Father Abdel Masih F Fahim represents Christian Schools in Israel. As we walk through St Joseph's Church in Ramleh, he casually mentions that it is named after Joseph of Arimathea who, according to the Bible, took Jesus down from the cross.
The friar tells me that St Joseph came from this town.
Fr Abdel says funding to Christian schools from the Israeli government has been cut from 75% to 29% in recent years. He describes that as discrimination against Christians.
Fr Abdel is in talks with the Ministry of Education but says even 75% is discriminatory against 100% given to state schools.
Kenny Roger adds that if Tabeetha school was to close, some of the families at the school would leave Israel entirely.
Although discussions with the Israeli government are showing signs of hope, he says he feels Christians are being marginalised.
The Israeli Ministry of Education said: "The Tabeetha school is under the status of a 'recognised but not official' institute, and therefore it is funded like all other schools in Israel that are recognised but unofficial, meaning up to 75%.

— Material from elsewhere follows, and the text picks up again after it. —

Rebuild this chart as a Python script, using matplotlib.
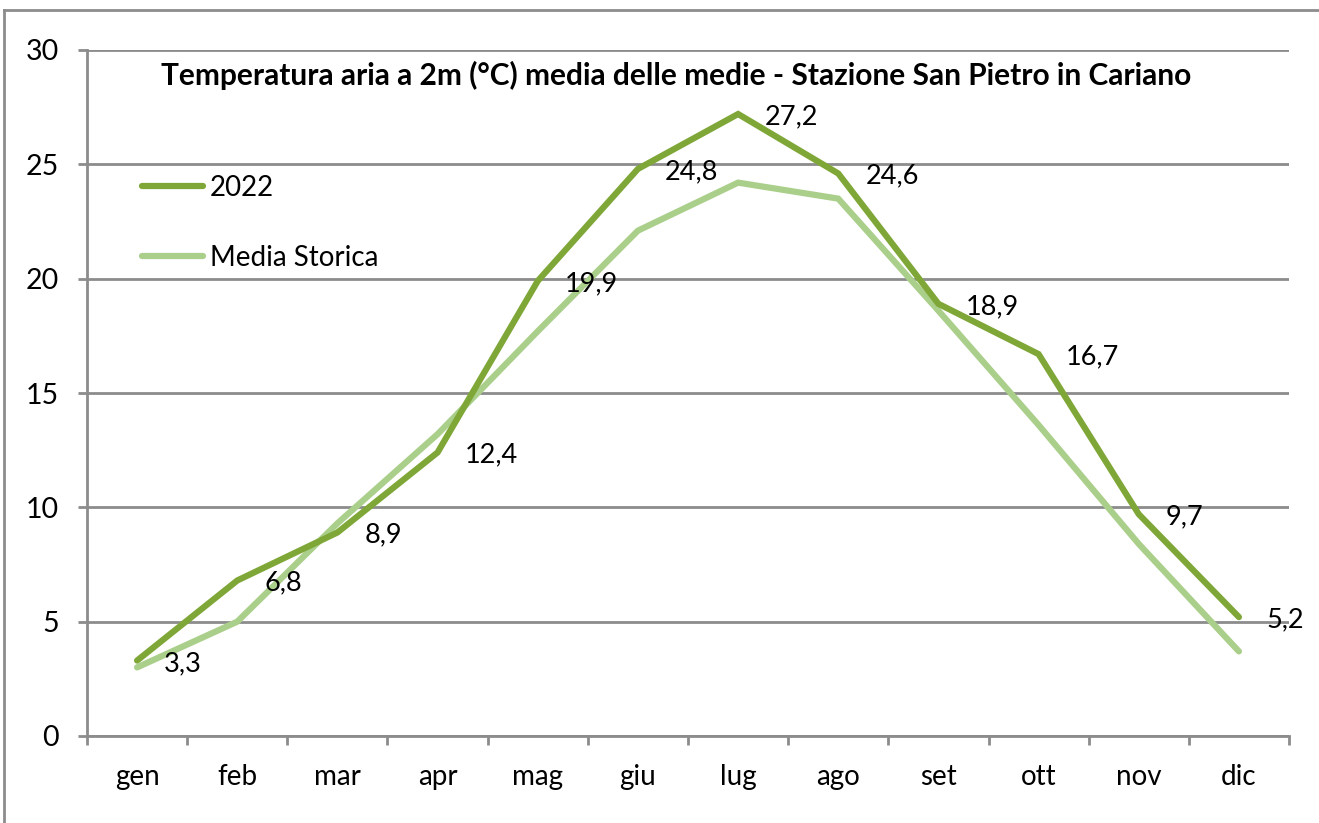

"High-schools are funded like all other high-schools in Israel, at a rate of 100%."
The government spokesman added: "The Tabeetha school, along with other recognised schools in Jaffa that are multi-cultural schools, share an attitude of mutual respect and equality among all students of the school.
"The district emphasises that the Tabeetha school participates in many activities run by the Ministry of Education which encourage the values of tolerance."
I leave Tabeetha school with an "earworm".
"Lie-lee-da, lie-lee-da." Too young to fully understand the politics, the five-year-olds sang a song to the tune of Jingle Bells in Arabic at home-time. Home to their life in a divided land they call the Holy Land.